Further, we did not publish all 268 CVE numbers which fell into the outlier category, nor were we able to anticipate which CVEs would become outliers after our original data sample (which ended on September 13, 2017). We were transparent with our methodology for identifying these outliers, and anyone with access to CNNVD data could replicate our results. We raise this because 267 out of the initial 268 vulnerability publication dates were manipulated, as well as 72 out of 75 outliers that we only identified when updating our research in mid-February.

99 percent of all outlier CVEs were altered to erase the publication lag.

In order to alter the original publication dates on all 343 of these CVEs, CNNVD needed to replicate our methodology for identifying outliers, apply it to their data set, and decide which date they would fraudulently claim to have originally published. Backdating the outlier CVE would prevent researchers from conducting an historical analysis of CNNVD trends and would conceal evidence of the MSS’s operational evaluation program.

Despite CNNVD’s manipulation of the initial publication dates, it is still possible to identify which vulnerabilities the MSS may be exploiting. Specific tracking queries and techniques have been shared with Recorded Future users.

Outlook

CNNVD’s manipulation of its vulnerability publication data ultimately reveals more than it conceals. This is mainly a result of the Chinese state’s all-encompassing desire for information control, whereupon it has allowed a public service organization with a transparency mandate to be run by an intelligence service with a secrecy mandate.

First, the selective backdating of vulnerability publication for the outliers is essentially a tacit confirmation from CNNVD of their vulnerability evaluation program and the operational use of some delayed vulnerabilities. Changing the dates after publication prevents researchers from conducting bulk historical analysis of CVE publication and from identifying vulnerabilities which the MSS or Chinese intelligence services may be exploiting in operations.

Second, while many think of the MSS as primarily a foreign intelligence service, it also has a large, and arguably more important, domestic intelligence mandate.
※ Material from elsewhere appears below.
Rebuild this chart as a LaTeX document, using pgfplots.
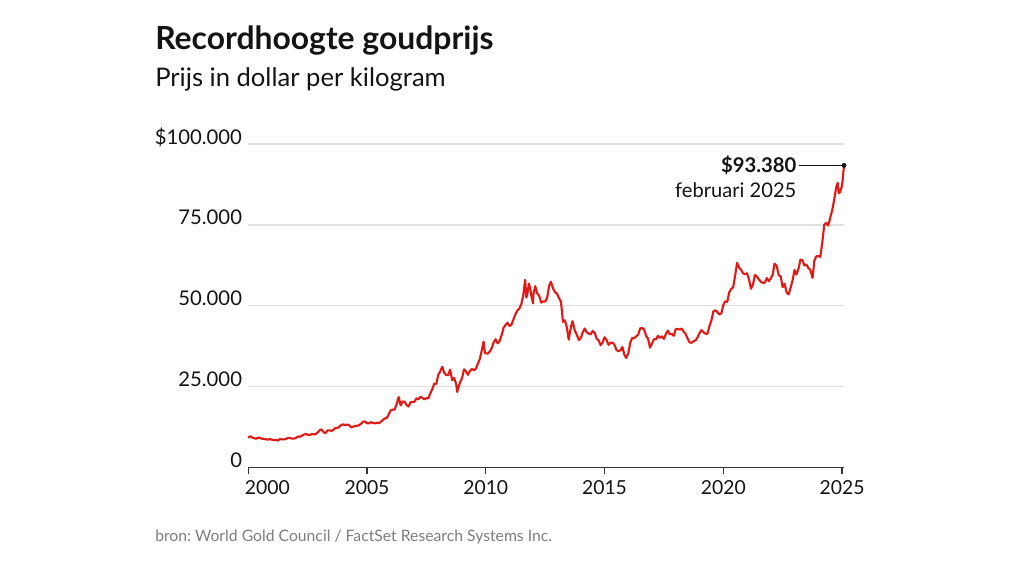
\documentclass[border=0pt]{standalone}
\usepackage{fontspec}
\setmainfont{Lato}
\usepackage{pgfplots}
\usepackage{pgfplotstable}
\pgfplotsset{compat=1.18}
\frenchspacing
\definecolor{goldred}{RGB}{226,26,22}
\definecolor{gridgray}{RGB}{224,224,224}
\definecolor{srcgray}{RGB}{125,125,125}
\definecolor{txt}{RGB}{20,20,20}
\pgfplotstableread{
year month value
2000 1 9130
2000 2 9650
2000 3 9190
2000 4 9000
2000 5 8840
2000 6 9190
2000 7 9070
2000 8 8840
2000 9 8780
2000 10 8680
2000 11 8550
2000 12 8740
2001 1 8520
2001 2 8420
2001 3 8460
2001 4 8290
2001 5 8740
2001 6 8680
2001 7 8620
2001 8 8780
2001 9 9100
2001 10 9100
2001 11 8870
2001 12 8870
2002 1 9070
2002 2 9520
2002 3 9450
2002 4 9740
2002 5 10100
2002 6 10320
2002 7 10100
2002 8 9970
2002 9 10260
2002 10 10190
2002 11 10260
2002 12 10710
2003 1 11480
2003 2 11740
2003 3 10930
2003 4 10550
2003 5 11410
2003 6 11450
2003 7 11280
2003 8 11570
2003 9 12180
2003 10 12180
2003 11 12510
2003 12 13090
2004 1 13310
2004 2 13020
2004 3 13250
2004 4 12990
2004 5 12350
2004 6 12600
2004 7 12800
2004 8 12860
2004 9 13050
2004 10 13500
2004 11 14110
2004 12 14210
2005 1 13630
2005 2 13600
2005 3 13950
2005 4 13760
2005 5 13570
2005 6 13820
2005 7 13630
2005 8 14080
2005 9 14660
2005 10 15110
2005 11 15300
2005 12 16400
2006 1 17650
2006 2 17840
2006 3 17910
2006 4 19610
2006 5 21730
2006 6 19160
2006 7 20350
2006 8 20320
2006 9 19230
2006 10 18810
2006 11 20160
2006 12 20220
2007 1 20290
2007 2 21380
2007 3 21060
2007 4 21830
2007 5 21440
2007 6 21060
2007 7 21380
2007 8 21380
2007 9 22890
2007 10 24240
2007 11 25910
2007 12 25820
2008 1 28580
2008 2 29670
2008 3 31120
2008 4 29220
2008 5 28550
2008 6 28580
2008 7 30220
2008 8 26970
2008 9 27650
2008 10 25910
2008 10.6 23300
2008 11 24430
2008 12 26230
2009 1 27580
2009 2 30320
2009 3 29710
2009 4 28610
2009 5 29840
2009 6 30410
2009 7 30030
2009 8 30510
2009 9 32020
2009 10 33530
2009 11 36230
2009 11.9 38900
2009 12.6 35300
2010 2 35200
2010 3 35780
2010 4 36910
2010 5 38740
2010 6 39610
2010 7 38350
2010 8 39060
2010 9 40860
2010 10 43180
2010 11 44050
2010 12 44720
2011 1 43720
2011 2 44170
2011 3 45780
2011 4 47360
2011 5 48550
2011 6 49160
2011 7 50540
2011 8 53500
2011 8.9 58000
2011 9.5 52500
2011 10 53530
2011 10.8 56800
2011 11.6 55000
2011 12 53110
2011 12.9 50700
2012 1 53240
2012 2 56040
2012 3 53790
2012 4 53050
2012 5 50960
2012 6 51310
2012 7 51250
2012 8 52400
2012 9 56100
2012 9.9 57400
2012 11 55330
2012 12 54140
2013 1 53720
2013 2 52340
2013 3 51210
2013 4 45000
2013 5 45460
2013 6 43180
2013 6.9 39500
2013 8 43310
2013 8.8 45200
2013 10 42310
2013 11 40990
2013 12 39380
2014 1 39990
2014 2 41800
2014 3 42950
2014 4 41760
2014 5 41380
2014 6 41120
2014 7 42150
2014 8 41670
2014 9 39830
2014 10 39290
2014 11 37810
2014 12 38580
2015 1 40220
2015 2 39450
2015 3 37900
2015 4 38520
2015 5 38550
2015 6 37970
2015 7 36330
2015 8 35910
2015 9 36170
2015 10 37200
2015 11 34910
2015 11.9 33800
2016 1 35270
2016 2 38550
2016 3 40030
2016 4 39930
2016 5 40510
2016 6 41020
2016 7 42980
2016 8 43110
2016 9 42630
2016 10 40700
2016 11 39800
2016 12 37000
2017 1 38320
2017 2 39670
2017 3 39580
2017 4 40700
2017 5 40060
2017 6 40510
2017 7 39740
2017 8 41250
2017 9 42280
2017 10 41150
2017 11 41280
2017 12 40670
2018 1 42790
2018 2 42790
2018 3 42600
2018 4 42920
2018 5 41920
2018 6 41220
2018 7 39800
2018 8 38640
2018 9 38520
2018 10 39060
2018 11 39250
2018 12 40190
2019 1 41540
2019 2 42440
2019 3 41800
2019 4 41340
2019 5 41280
2019 6 43690
2019 7 45430
2019 8 48230
2019 9 48550
2019 10 48060
2019 11 47290
2019 12 47580
2020 1 50150
2020 2 51340
2020 3 51180
2020 4 54110
2020 5 55170
2020 6 55680
2020 7 59380
2020 8 63270
2020 9 61760
2020 10 61090
2020 11 59990
2020 12 59730
2021 1 60020
2021 2 58130
2021 3 55230
2021 4 56580
2021 5 59510
2021 6 58960
2021 7 58100
2021 8 57390
2021 9 57070
2021 10 57130
2021 11 58550
2021 12 57550
2022 1 58420
2022 2 59670
2022 2.9 63000
2022 4 62270
2022 5 59450
2022 6 59030
2022 7 55720
2022 8 56750
2022 9 54040
2022 10 53500
2022 11 55490
2022 12 57810
2023 1 61020
2023 2 59640
2023 3 61470
2023 4 64270
2023 5 64040
2023 6 62440
2023 7 62720
2023 8 61660
2023 9 61000
2023 10.1 58600
2023 11 63850
2023 12 65260
2024 1 65390
2024 2 65070
2024 3 69380
2024 4 74940
2024 5 75580
2024 6 74780
2024 7 77100
2024 8 79410
2024 9 82630
2024 10 86480
2024 10.8 88000
2024 11.3 84800
2024 12 85130
2025 1 87130
2025 2 93380
}\golddata
\begin{document}
\begin{tikzpicture}[x=1pt,y=1pt]
\path[use as bounding box] (0,0) rectangle (768,432);
\node[anchor=base west, inner sep=0pt, text=txt, font=\fontsize{23.9}{27}\selectfont\bfseries] at (116.25,394.5) {Recordhoogte goudprijs};
\node[anchor=base west, inner sep=0pt, text=txt, font=\fontsize{19.2}{22}\selectfont] at (116.25,367) {Prijs in dollar per kilogram};
\node[anchor=base west, inner sep=0pt, text=srcgray, font=\fontsize{11.8}{14}\selectfont] at (116.25,25.7) {bron: World Gold Council / FactSet Research Systems Inc.};
\begin{axis}[
  at={(186.2pt,81.5pt)}, anchor=south west,
  scale only axis, width=446.8pt, height=242.5pt,
  xmin=2000, xmax=2025.083, ymin=0, ymax=100000,
  clip=false, scaled y ticks=false, scaled x ticks=false,
  axis x line*=bottom, axis y line*=left,
  x axis line style={-, line width=1.1pt, color=black!80},
  y axis line style={draw=none},
  xtick={2000,2005,2010,2015,2020,2025},
  xticklabels={\hbox to 0pt{\hskip-2.5pt 2000\hss},2005,2010,2015,2020,2025},
  ytick={0,25000,50000,75000,100000},
  yticklabels={0,25.000,50.000,75.000,\$100.000},
  ymajorgrids, grid style={gridgray, line width=1.1pt},
  tick align=outside, major tick length=5pt,
  xtick style={black!80, line width=1pt},
  ytick style={draw=none},
  tick label style={font=\fontsize{14.5}{17}\selectfont, text=txt},
  yticklabel style={anchor=base east, inner sep=0pt, xshift=0.5pt, font=\fontsize{15.2}{17}\selectfont},
  xticklabel style={anchor=base, inner sep=0pt, yshift=-15pt},
]
\addplot[goldred, line width=1.6pt, line join=round] table[x expr=\thisrow{year}+(\thisrow{month}-1)/12, y=value] {\golddata};
\addplot[txt, line width=0.8pt] coordinates {(2023.2,93380) (2025.083,93380)};
\addplot[only marks, mark=*, mark size=1.6pt, txt] coordinates {(2025.083,93380)};
\node[anchor=base east, inner sep=0pt, text=txt, font=\fontsize{15.2}{17}\selectfont\bfseries, yshift=-5.25pt] at (axis cs:2023.09,93380) {\$93.380};
\node[anchor=base east, inner sep=0pt, text=txt, font=\fontsize{15.1}{17}\selectfont, yshift=-24pt] at (axis cs:2023.09,93380) {februari 2025};
\end{axis}
\end{tikzpicture}
\end{document}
Understanding this dynamic is key to understanding why the MSS would manipulate data that is primarily consumed by Asian or regional users. Many of the targets of operations that utilize exploits for delayed publication vulnerabilities would likely be against domestic or regional intelligence priorities. Delayed publication could also be operationally useful because it could allow the MSS to monitor the rates of international patching or remediation measures, which could also be a factor in deciding whether or not to deploy an exploit in foreign space.

Third, from a public service and transparency perspective, there could be larger liability issues for companies and institutions that rely solely on CNNVD data. If a company is victimized by an exploit for a vulnerability during the altered period of time, unless it kept a historical record of all CNNVD initial report dates, it could face questions about why it did not remediate a vulnerability that it did not know about.
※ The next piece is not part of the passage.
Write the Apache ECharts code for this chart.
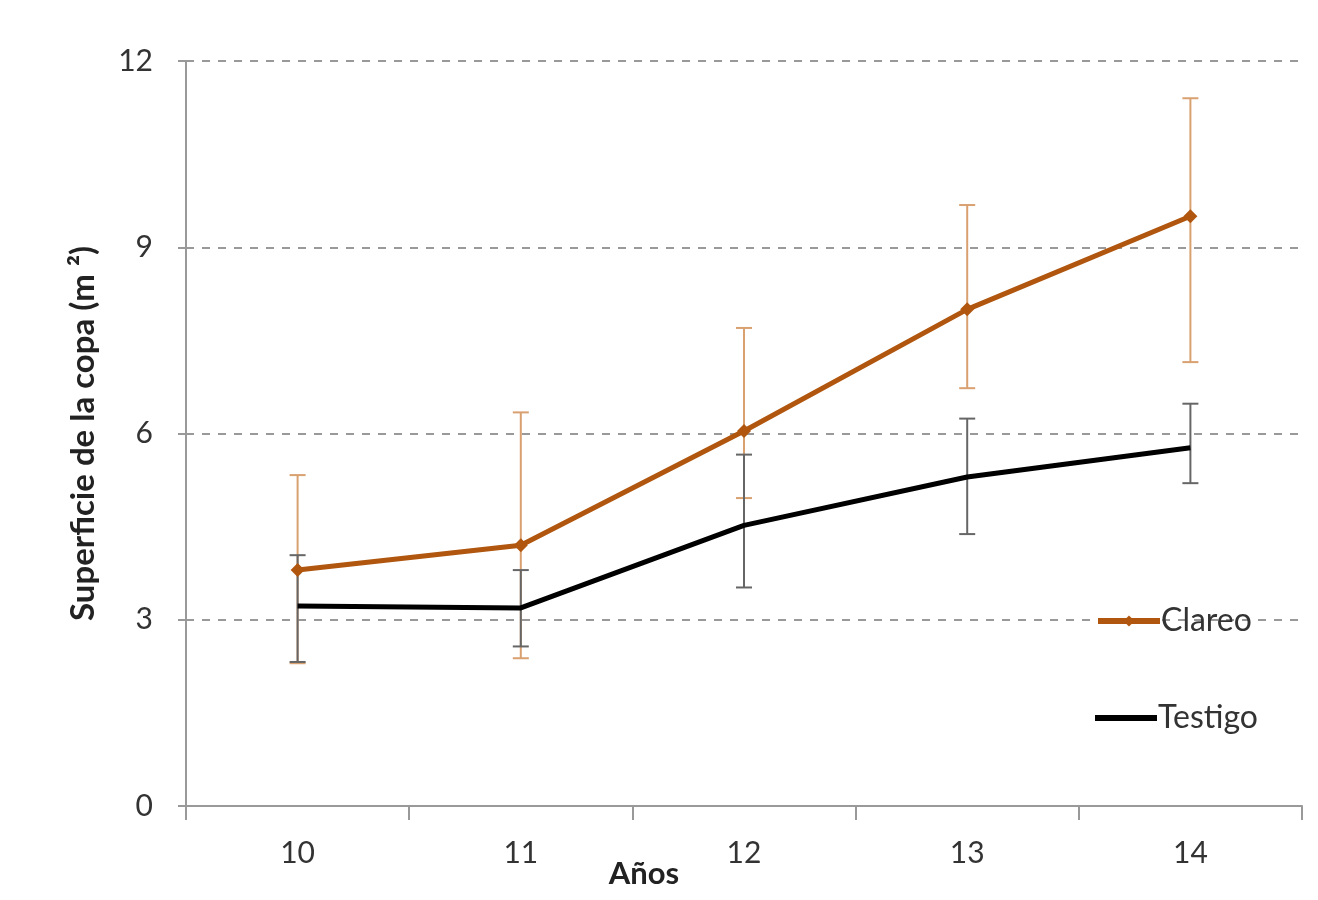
<!DOCTYPE html>
<html>
<head>
<meta charset="utf-8">
<script src="https://cdn.jsdelivr.net/npm/echarts@6/dist/echarts.min.js"></script>
<style>html,body{margin:0;padding:0;background:#fff;}#c{width:1318px;height:900px;}</style>
</head>
<body>
<div id="c"></div>
<script>
const categories = ['10', '11', '12', '13', '14'];
const yTicks = [0, 3, 6, 9, 12];
const clareo = [3.80, 4.20, 6.04, 8.00, 9.50];
const clareoLow = [2.30, 2.38, 4.96, 6.73, 7.15];
const clareoHigh = [5.33, 6.34, 7.70, 9.68, 11.40];
const testigo = [3.22, 3.19, 4.52, 5.30, 5.77];
const testigoLow = [2.32, 2.57, 3.52, 4.38, 5.20];
const testigoHigh = [4.04, 3.80, 5.66, 6.24, 6.48];

const FONT = 'Lato';
const chart = echarts.init(document.getElementById('c'));

function errData(low, high) {
  return categories.map((c, i) => [i, low[i], high[i]]);
}
function errRender(color) {
  return function (params, api) {
    const x = api.value(0);
    const lo = api.coord([x, api.value(1)]);
    const hi = api.coord([x, api.value(2)]);
    const hw = 8;
    const style = { stroke: color, lineWidth: 2 };
    return {
      type: 'group',
      children: [
        { type: 'line', shape: { x1: lo[0], y1: lo[1], x2: hi[0], y2: hi[1] }, style: style },
        { type: 'line', shape: { x1: lo[0] - hw, y1: lo[1], x2: lo[0] + hw, y2: lo[1] }, style: style },
        { type: 'line', shape: { x1: hi[0] - hw, y1: hi[1], x2: hi[0] + hw, y2: hi[1] }, style: style }
      ]
    };
  };
}

const legendText = { fontFamily: FONT, fontSize: 32, color: '#333', lineHeight: 34, padding: [0, 0, 0, -4] };

chart.setOption({
  animation: false,
  textStyle: { fontFamily: FONT },
  grid: { left: 186, right: 16, top: 61, bottom: 94, containLabel: false, outerBoundsMode: 'none' },
  legend: [
    {
      data: [{ name: 'Clareo', lineStyle: { width: 6, color: '#B0560E' } }],
      left: 1090, top: 599,
      itemWidth: 62, itemHeight: 14, itemGap: 4,
      textStyle: legendText
    },
    {
      data: [{ name: 'Testigo', icon: 'rect', itemStyle: { color: '#000' } }],
      left: 1090, top: 696,
      itemWidth: 62, itemHeight: 6, itemGap: 4,
      textStyle: legendText
    }
  ],
  xAxis: {
    type: 'category',
    data: categories,
    boundaryGap: true,
    name: 'Años',
    nameLocation: 'middle',
    nameGap: 52,
    nameMoveOverlap: false,
    nameTextStyle: { fontFamily: FONT, fontSize: 31, fontWeight: 'bold', color: '#222', padding: [0, 200, 0, 0] },
    axisLine: { lineStyle: { color: '#999', width: 2 } },
    axisTick: { show: true, length: 14, lineStyle: { color: '#999', width: 2 } },
    axisLabel: { fontFamily: FONT, fontSize: 30, color: '#333', margin: 32 },
    splitLine: { show: false }
  },
  yAxis: {
    type: 'value',
    min: 0, max: 12, interval: 3,
    name: 'Superficie de la copa (m ²)',
    nameLocation: 'middle',
    nameGap: 86,
    nameMoveOverlap: false,
    nameRotate: 90,
    nameTextStyle: { fontFamily: FONT, fontSize: 33, fontWeight: 'bold', color: '#222' },
    axisLine: { show: true, lineStyle: { color: '#999', width: 2 } },
    axisTick: { show: true, length: 8, lineStyle: { color: '#999', width: 2 } },
    axisLabel: {
      fontFamily: FONT, fontSize: 30, color: '#333', margin: 33,
      formatter: v => (yTicks.indexOf(v) >= 0 ? String(v) : '')
    },
    splitLine: { show: true, lineStyle: { color: '#999', type: [8, 8], width: 2 } }
  },
  series: [
    {
      name: 'ClareoErr', type: 'custom', data: errData(clareoLow, clareoHigh),
      renderItem: errRender('#D9A070'), z: 1, silent: true, encode: { x: 0, y: [1, 2] }
    },
    {
      name: 'TestigoErr', type: 'custom', data: errData(testigoLow, testigoHigh),
      renderItem: errRender('#666'), z: 1, silent: true, encode: { x: 0, y: [1, 2] }
    },
    {
      name: 'Clareo', type: 'line', data: clareo, z: 5,
      symbol: 'diamond', symbolSize: 14, showSymbol: true,
      lineStyle: { color: '#B0560E', width: 5 },
      itemStyle: { color: '#B0560E' }
    },
    {
      name: 'Testigo', type: 'line', data: testigo, z: 4,
      symbol: 'none',
      lineStyle: { color: '#000', width: 5 },
      itemStyle: { color: '#000' }
    }
  ]
});
</script>
</body>
</html>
For example, if a company was victimized by an exploit for CVE-2017-0199 on May 15, 2017 and used CNNVD data, then it would not have known to remediate that vulnerability until June 7, 2017. Since CNNVD altered the publication date for this vulnerability after publication to April 13, 2017, a current examination of the vulnerability could lead investigators to conclude that the company was aware of the vulnerability after April 13 but chose not to remediate. Depending upon the data loss, the breach, and the country, this data manipulation could put companies at further risk for fines or legal action resulting from an intrusion.

China’s recently instituted Cybersecurity Law (CSL) mandates that companies operating in China adopt a “tiered system of network security protections” and can hold companies both legally and financially responsible for a “network security incident.” However, for a foreign multinational company to comply with all the provisions of the CSL means that it may at the same time be violating Western laws or regulations against cooperating with Chinese security and intelligence services.

Lastly, this data manipulation reinforces the dominance of the secrecy mandate over transparency in China. Instead of taking steps to remove the undue influence of secrecy and the intelligence services over vulnerability reporting, CNNVD has gone the opposite way and sought instead to further conceal that influence. This problem of MSS influence in China’s information security architecture is one we have followed for some time, and will continue to research.